We'll see how it goes. I don't want to make too many promises in hopes that I can actually meet those that I do promise.

25 March 2008

Brand New Dalai Lama Shit

The Middle Way


In a tiger’s hands
my dog will squirm and fall slack.
No match. Not even close.

·

The Dalai Lama
knows a tiger’s strength; he knows
to mind his hands.

China as metaphor
cannot silence a yelping dog.

·

My tiger is death.
Unlike the Dalai Lama,
I fight guerilla

wars. I trust in violence.
I squirm until I fall slack.

19 March 2008

Origins

Almost seven years ago, I was getting ready to self-publish a chapbook of poetry with the help of my friends at Galuminumfoil Productions. I had a difficult time coming up with a fitting title; the poems were nothing really--thoughts, observations, silly little 10 cent plastic thrift store pigs sold at the register to impulsive buyers. But there were a lot of them (for a self-published, first chapbook), and, at least to me, collectively they meant something.

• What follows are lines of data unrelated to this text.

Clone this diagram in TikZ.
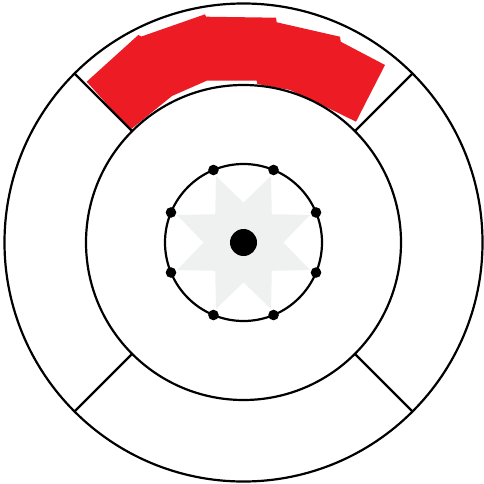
\documentclass[tikz,border=0pt]{standalone}
\usetikzlibrary{calc}
\definecolor{bandred}{HTML}{ED1C24}
\definecolor{stargray}{HTML}{EFF0F0}
\tikzset{
  ring/.style={draw=black, line width=2.2pt},
  divider/.style={draw=black, line width=2.2pt},
  band/.style={fill=bandred, draw=none},
  starfill/.style={fill=stargray, draw=none},
  pin/.style={fill=black, draw=none}
}
\begin{document}
\begin{tikzpicture}[x=1pt,y=-1pt]
\useasboundingbox (0,0) rectangle (484,484);
\coordinate (c) at (243.5,242.5);
% red band
\path[band] (86.7,81.7) -- (138.3,35) -- (141.5,36.5) -- (205,14.3) -- (206,16.7)
  -- (276,17.7) -- (276.7,22.3) -- (340,36.7) -- (340.7,41.7) -- (385,65)
  -- (356,121.7) -- (320,104) -- (290,90) -- (257.3,84) -- (256.7,80.7)
  -- (206.7,80.7) -- (172,96) -- (130,130) -- cycle;
% star
\path[starfill] ($(c)+(22.5:72)$)
  \foreach \k in {0,...,7} {
    -- ($(c)+(22.5+45*\k:72)$) -- ($(c)+(45+45*\k:40)$)
  } -- cycle;
% circles
\draw[ring] (c) circle[radius=239];
\draw[ring] (c) circle[radius=157.5];
\draw[ring] (c) circle[radius=78.5];
% dividers
\foreach \a in {45,135,225,315} {
  \coordinate (i\a) at ($(c)+(\a:157.5)$);
  \coordinate (o\a) at ($(c)+(\a:239)$);
  \draw[divider] (i\a) -- (o\a);
}
% dots
\foreach \k in {0,...,7} {
  \coordinate (d\k) at ($(c)+(22.5+45*\k:78.5)$);
  \fill[pin] (d\k) circle[radius=5.3];
}
\fill[pin] (c) circle[radius=13.5];
\end{tikzpicture}
\end{document}
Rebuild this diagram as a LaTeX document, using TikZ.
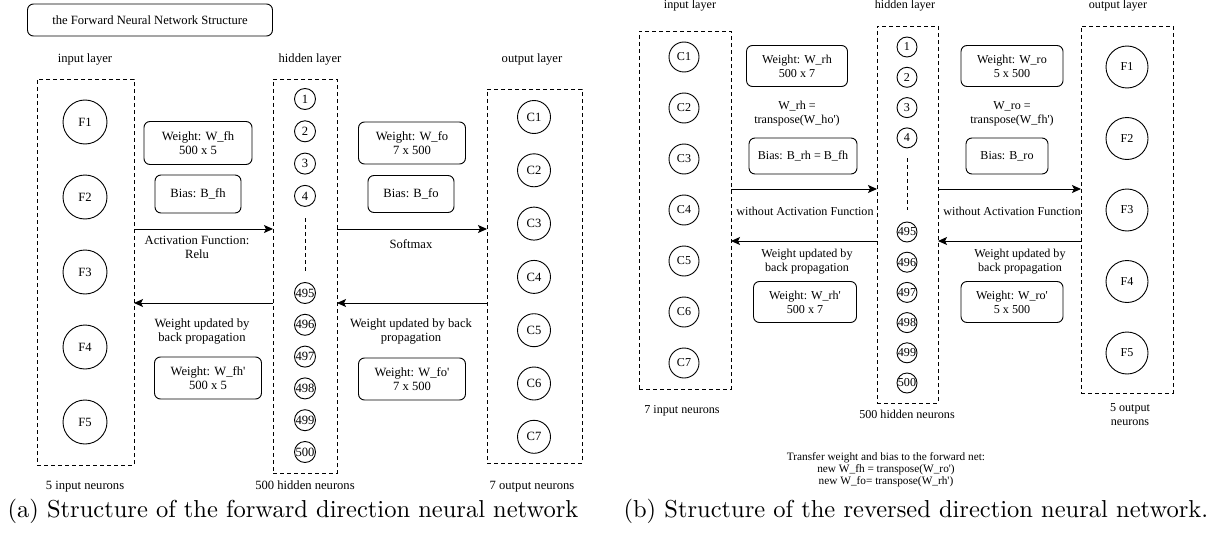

My wife bought these little pigs. Hundreds of them over our time living in Amenia, New York. She gave them to anybody she felt needed one, and she noticed they made people smile. One afternoon she came home with a bagful, and when I asked her how many she bought she replied, "Five dollars worth."

And I realized that was a lot of pigs, and that, in a way, my poems were much like these dimestore pigs. So I titled my collection accordingly.

These days I live in Minnesota and don't write as much as I need to. I miss my friends in Brooklyn who challenge me to be a better person, my Yankees in the Bronx, my sushi restaurant in Jamaica Plain, my brother singing karaoke in Queens, my mother in North Syracuse waiting for us to move back.

And once again, perhaps, my wife has come to my rescue, introducing me to the idea of blogging. It seems to me that these posts could prove a lot like poems--little 10 cent pigs that, perhaps, can make someone smile.